→ Task instructions
Leave out the pictures, and retype only the lines from the beginning of the material through the line that contains "['#000000', '#FF0000', '#00CD00', '#0000FF'];", including both.

→ Supplied data

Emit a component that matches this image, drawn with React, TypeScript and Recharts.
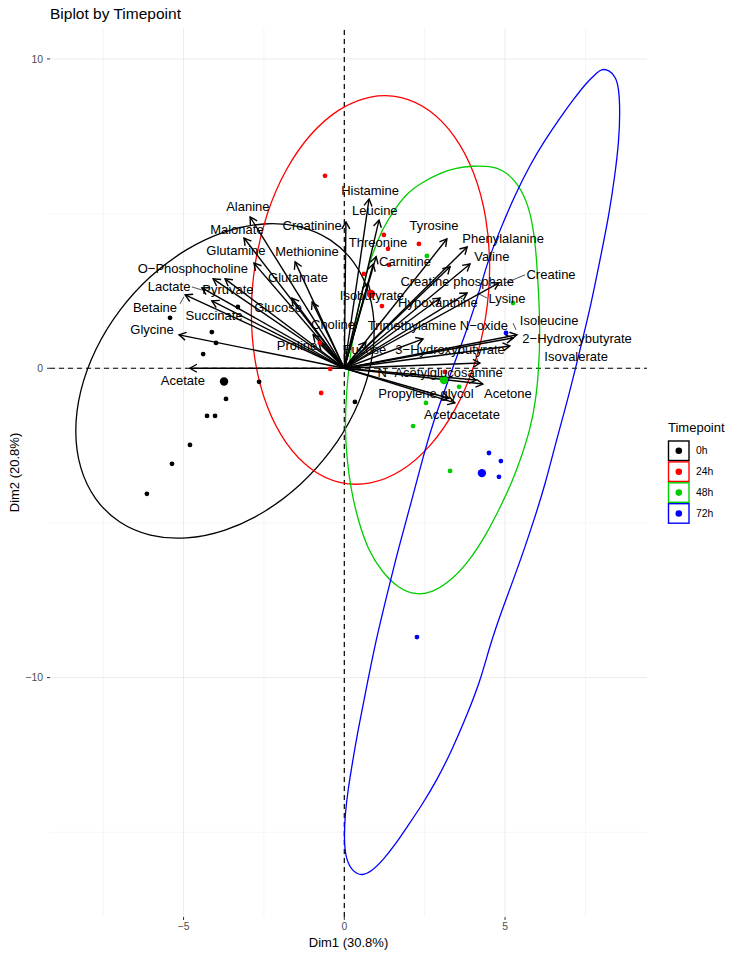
import React from 'react';
import { ComposedChart, XAxis, YAxis, Scatter, Line, ReferenceLine } from 'recharts';

const FONT = '"Liberation Sans", Arial, Helvetica, sans-serif';

const timepoints = ['0h', '24h', '48h', '72h'];
const groupColors = ['#000000', '#FF0000', '#00CD00', '#0000FF'];

// individuals (Dim1, Dim2)
const ind0h = [[-5.42, 1.63], [-3.31, 1.98], [-4.12, 1.17], [-3.99, 0.82], [-4.39, 0.46], [-2.65, -0.44], [-3.68, -0.99], [-4.27, -1.54], [-4.02, -1.54], [-4.80, -2.48], [-5.36, -3.09], [-6.14, -4.06], [0.33, -1.09]];
const ind24h = [[-0.60, 6.22], [1.23, 4.31], [2.32, 4.02], [1.36, 3.86], [1.39, 3.34], [0.61, 3.05], [1.17, 2.01], [-0.76, 0.82], [-0.44, -0.02], [-0.72, -0.80], [3.13, -0.12]];
const ind48h = [[2.57, 3.63], [5.25, 2.11], [3.57, -0.60], [2.54, -1.12], [2.14, -1.87], [3.29, -3.32]];
const ind72h = [[4.50, -2.74], [4.87, -3.00], [4.81, -3.51], [2.26, -8.69], [5.03, 1.14]];
const centroids = [[-3.74, -0.43], [0.83, 2.40], [3.10, -0.38], [4.28, -3.39]];

// concentration ellipse outlines
const ell0h = [[0.983, 1.226], [0.823, 2.432], [0.354, 3.445], [-0.392, 4.194], [-1.364, 4.630], [-2.496, 4.722], [-3.711, 4.465], [-4.926, 3.876], [-6.058, 2.994], [-7.030, 1.880], [-7.776, 0.611], [-8.245, -0.728], [-8.405, -2.046], [-8.245, -3.252], [-7.776, -4.265], [-7.030, -5.014], [-6.058, -5.450], [-4.926, -5.542], [-3.711, -5.285], [-2.496, -4.696], [-1.364, -3.814], [-0.392, -2.700], [0.354, -1.431], [0.823, -0.092]];
const ell24h = [[4.563, 3.295], [4.435, 4.902], [4.061, 6.347], [3.465, 7.532], [2.689, 8.377], [1.785, 8.822], [0.815, 8.840], [-0.155, 8.428], [-1.059, 7.613], [-1.835, 6.452], [-2.431, 5.025], [-2.805, 3.428], [-2.933, 1.769], [-2.805, 0.162], [-2.431, -1.283], [-1.835, -2.468], [-1.059, -3.313], [-0.155, -3.758], [0.815, -3.776], [1.785, -3.364], [2.689, -2.549], [3.465, -1.388], [4.061, 0.039], [4.435, 1.636]];
const ell48h = [[4.003, 6.541], [4.532, 6.541], [4.936, 6.411], [5.309, 6.088], [5.683, 5.441], [5.900, 4.471], [5.994, 3.340], [6.056, 2.208], [6.087, 1.141], [6.056, 0.107], [5.963, -1.025], [5.776, -1.995], [5.527, -2.803], [5.247, -3.611], [4.843, -4.517], [4.407, -5.390], [3.910, -6.198], [3.350, -6.845], [2.728, -7.265], [2.199, -7.329], [1.670, -7.103], [1.173, -6.586], [0.737, -5.875], [0.426, -4.905], [0.208, -3.935], [0.084, -2.965], [0.022, -1.995], [0.053, -1.025], [0.115, -0.217], [0.208, 0.592], [0.364, 1.562], [0.551, 2.532], [0.799, 3.501], [1.204, 4.568], [1.577, 5.150], [1.950, 5.668], [2.448, 6.023], [2.977, 6.314], [3.474, 6.476]];
const ell72h = [[7.984, 9.677], [8.233, 9.644], [8.451, 9.418], [8.544, 8.998], [8.575, 8.286], [8.544, 7.381], [8.420, 6.250], [8.233, 4.956], [7.953, 3.501], [7.673, 2.047], [7.331, 0.592], [6.989, -0.863], [6.616, -2.253], [6.243, -3.773], [5.900, -4.905], [5.589, -5.875], [5.278, -6.780], [4.905, -7.814], [4.532, -8.946], [4.221, -10.142], [3.816, -11.209], [3.350, -12.341], [2.883, -13.311], [2.417, -14.119], [1.950, -14.830], [1.577, -15.412], [1.204, -15.897], [0.862, -16.253], [0.551, -16.415], [0.271, -16.285], [0.053, -15.897], [-0.009, -15.251], [0.022, -14.442], [0.115, -13.634], [0.240, -12.826], [0.426, -11.694], [0.706, -10.239], [0.986, -8.784], [1.328, -7.329], [1.670, -5.875], [2.044, -4.484], [2.448, -2.868], [2.759, -1.768], [3.070, -0.863], [3.381, 0.042], [3.754, 1.077], [4.128, 2.208], [4.439, 3.404], [4.843, 4.471], [5.309, 5.603], [5.776, 6.573], [6.243, 7.381], [6.709, 8.093], [7.113, 8.674], [7.549, 9.256], [7.860, 9.547]];

// variables
const varNames = ['Acetate', 'Glycine', 'Betaine', 'Lactate', 'Succinate', 'Pyruvate', 'O\u2212Phosphocholine', 'Glutamine', 'Malonate', 'Alanine', 'Methionine', 'Glutamate', 'Glucose', 'Choline', 'Proline', 'Creatinine', 'Histamine', 'Leucine', 'Threonine', 'Carnitine', 'Isobutyrate', 'Tyrosine', 'Phenylalanine', 'Valine', 'Creatine phosphate', 'Creatine', 'Lysine', 'Hypoxanthine', 'Trimethylamine N\u2212oxide', 'Isoleucine', '2\u2212Hydroxybutyrate', 'Isovalerate', '3\u2212Hydroxybutyrate', 'N\u2212Acetylglucosamine', 'Acetone', 'Propylene glycol', 'Acetoacetate', 'Fucose'];
const varDim1 = [-4.80, -5.14, -4.95, -4.43, -4.12, -3.71, -4.08, -2.81, -3.12, -2.93, -1.53, -1.63, -1.00, -0.97, -0.79, 0.05, 0.77, 1.08, 0.90, 0.99, 0.74, 3.19, 3.82, 3.91, 3.29, 4.81, 3.82, 2.98, 2.45, 5.37, 5.25, 5.15, 4.22, 4.10, 4.31, 3.25, 3.44, 0.67];
const varDim2 = [0.00, 1.08, 2.37, 2.60, 2.18, 2.89, 2.89, 3.40, 4.21, 4.89, 3.44, 2.27, 2.14, 1.08, 0.82, 4.73, 5.47, 4.79, 3.37, 3.61, 2.76, 4.18, 3.92, 3.37, 3.28, 2.76, 2.43, 2.27, 0.95, 1.08, 0.98, 0.72, 0.17, -0.38, -0.51, -0.97, -1.12, 0.85];
const labDim1 = [-5.02, -5.98, -5.89, -5.45, -4.05, -3.62, -4.71, -3.37, -3.34, -3.00, -1.16, -1.44, -2.06, -0.35, -1.47, -1.00, 0.80, 0.95, 1.05, 1.89, 0.86, 2.79, 4.94, 4.59, 3.51, 6.43, 5.06, 2.91, 2.91, 6.37, 7.24, 7.21, 3.29, 2.98, 5.09, 2.54, 3.66, 0.64];
const labDim2 = [-0.38, 1.24, 1.95, 2.63, 1.69, 2.56, 3.24, 3.82, 4.50, 5.22, 3.79, 2.95, 1.98, 1.40, 0.72, 4.63, 5.76, 5.09, 4.05, 3.44, 2.34, 4.63, 4.21, 3.60, 2.82, 3.02, 2.24, 2.11, 1.37, 1.56, 0.95, 0.37, 0.62, -0.15, -0.83, -0.80, -1.51, 0.62];
// label leader segments [x1, y1, x2, y2]
const leaders = [[-4.74, 2.63, -4.43, 2.53], [-5.11, 2.08, -4.99, 2.31], [5.00, 2.75, 5.62, 3.02], [4.13, 2.43, 4.44, 2.27], [5.25, 1.46, 5.34, 1.24], [4.07, 0.49, 4.16, 0.20]];

const xTicks = [-5, 0, 5];
const yTicks = [-10, 0, 10];
const xMinor = [-7.5, -2.5, 2.5, 7.5];
const yMinor = [-15, -5, 5];
const xDomain = [-9.154, 9.415];
const yDomain = [-17.74, 11.0];

const toXY = (arr: number[][]) => arr.map(([x, y]) => ({ x, y }));
const groups = [ind0h, ind24h, ind48h, ind72h].map(toXY);
const ellipses = [ell0h, ell24h, ell48h, ell72h].map(toXY);
const labels = varNames.map((name, i) => ({ x: labDim1[i], y: labDim2[i], name }));

const fmt = (v: number) => String(v).replace('-', '\u2212');

const ArrowShape = (p: any) => {
  const { x1, y1, x2, y2 } = p;
  const ang = Math.atan2(y2 - y1, x2 - x1);
  const L = 8;
  const a = Math.PI / 6;
  const ax1 = x2 - L * Math.cos(ang - a);
  const ay1 = y2 - L * Math.sin(ang - a);
  const ax2 = x2 - L * Math.cos(ang + a);
  const ay2 = y2 - L * Math.sin(ang + a);
  return (
    <g>
      <line x1={x1} y1={y1} x2={x2} y2={y2} stroke="#000" strokeWidth={1.4} />
      <polyline points={`${ax1},${ay1} ${x2},${y2} ${ax2},${ay2}`} fill="none" stroke="#000" strokeWidth={1.4} strokeLinejoin="miter" />
    </g>
  );
};

const dot = (color: string, r: number) => (p: any) => <circle cx={p.cx} cy={p.cy} r={r} fill={color} />;

const labelShape = (p: any) => (
  <text x={p.cx} y={p.cy} textAnchor="middle" dominantBaseline="central" fontSize={13} fontFamily={FONT} fill="#000">
    {p.payload.name}
  </text>
);

export default function App() {
  return (
    <div style={{ position: 'absolute', left: 0, top: 0, width: 732, height: 956, background: '#fff' }}>
      <ComposedChart width={732} height={956} margin={{ top: 28, right: 85, bottom: 0, left: 0 }}>
        <XAxis
          type="number"
          dataKey="x"
          domain={xDomain}
          allowDataOverflow
          ticks={xTicks}
          tickFormatter={fmt}
          axisLine={false}
          tickSize={3}
          tickMargin={3}
          tickLine={{ stroke: '#333333' }}
          tick={{ fill: '#4d4d4d', fontSize: 10.4, fontFamily: FONT }}
          height={39}
        />
        <YAxis
          type="number"
          dataKey="y"
          domain={yDomain}
          allowDataOverflow
          ticks={yTicks}
          tickFormatter={fmt}
          axisLine={false}
          tickSize={3}
          tickMargin={4}
          tickLine={{ stroke: '#333333' }}
          tick={{ fill: '#4d4d4d', fontSize: 10.4, fontFamily: FONT }}
          width={50}
        />
        {xMinor.map((v) => (
          <ReferenceLine key={'xm' + v} x={v} stroke="#f3f3f3" strokeWidth={0.8} />
        ))}
        {yMinor.map((v) => (
          <ReferenceLine key={'ym' + v} y={v} stroke="#f3f3f3" strokeWidth={0.8} />
        ))}
        {xTicks.map((v) => (
          <ReferenceLine key={'xM' + v} x={v} stroke="#ebebeb" strokeWidth={1} />
        ))}
        {yTicks.map((v) => (
          <ReferenceLine key={'yM' + v} y={v} stroke="#ebebeb" strokeWidth={1} />
        ))}
        <ReferenceLine x={0} stroke="#000" strokeWidth={1.2} strokeDasharray="5 4" />
        <ReferenceLine y={0} stroke="#000" strokeWidth={1.2} strokeDasharray="5 4" />
        {ellipses.map((d, i) => (
          <Line
            key={'e' + i}
            data={d}
            dataKey="y"
            type="basisClosed"
            stroke={groupColors[i]}
            strokeWidth={1.3}
            dot={false}
            activeDot={false}
            isAnimationActive={false}
          />
        ))}
        {groups.map((d, i) => (
          <Scatter key={'g' + i} data={d} dataKey="y" shape={dot(groupColors[i], 2.4)} isAnimationActive={false} />
        ))}
        {centroids.map((c, i) => (
          <Scatter key={'c' + i} data={[{ x: c[0], y: c[1] }]} dataKey="y" shape={dot(groupColors[i], 4.2)} isAnimationActive={false} />
        ))}
        {varNames.map((n, i) => (
          <ReferenceLine
            key={'v' + i}
            segment={[{ x: 0, y: 0 }, { x: varDim1[i], y: varDim2[i] }]}
            shape={ArrowShape}
          />
        ))}
        {leaders.map((s, i) => (
          <ReferenceLine key={'l' + i} segment={[{ x: s[0], y: s[1] }, { x: s[2], y: s[3] }]} stroke="#000" strokeWidth={0.7} />
        ))}
        <Scatter data={labels} dataKey="y" shape={labelShape} isAnimationActive={false} />
      </ComposedChart>
      <svg width={732} height={956} style={{ position: 'absolute', left: 0, top: 0, pointerEvents: 'none' }}>
        <text x={50} y={19} fontSize={15.5} fontFamily={FONT} fill="#000">Biplot by Timepoint</text>
        <text x={348.5} y={946.5} fontSize={13} fontFamily={FONT} fill="#000" textAnchor="middle">Dim1 (30.8%)</text>
        <text x={18.5} y={472.5} fontSize={13} fontFamily={FONT} fill="#000" textAnchor="middle" transform="rotate(-90 18.5 472.5)">Dim2 (20.8%)</text>
        <text x={668} y={431.5} fontSize={13} fontFamily={FONT} fill="#000">Timepoint</text>
        {timepoints.map((t, i) => (
          <g key={t}>
            <rect x={668.5} y={441 + i * 20.9} width={20.5} height={19.5} fill="#fff" stroke={groupColors[i]} strokeWidth={1.4} />
            <circle cx={678.8} cy={450.8 + i * 20.9} r={3.3} fill={groupColors[i]} />
            <text x={696} y={450.8 + i * 20.9} dominantBaseline="central" fontSize={10.4} fontFamily={FONT} fill="#000">{t}</text>
          </g>
        ))}
      </svg>
    </div>
  );
}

→ Worked answer
Emit a component that matches this image, drawn with React, TypeScript and Recharts.
import React from 'react';
import { ComposedChart, XAxis, YAxis, Scatter, Line, ReferenceLine } from 'recharts';

const FONT = '"Liberation Sans", Arial, Helvetica, sans-serif';

const timepoints = ['0h', '24h', '48h', '72h'];
const groupColors = ['#000000', '#FF0000', '#00CD00', '#0000FF'];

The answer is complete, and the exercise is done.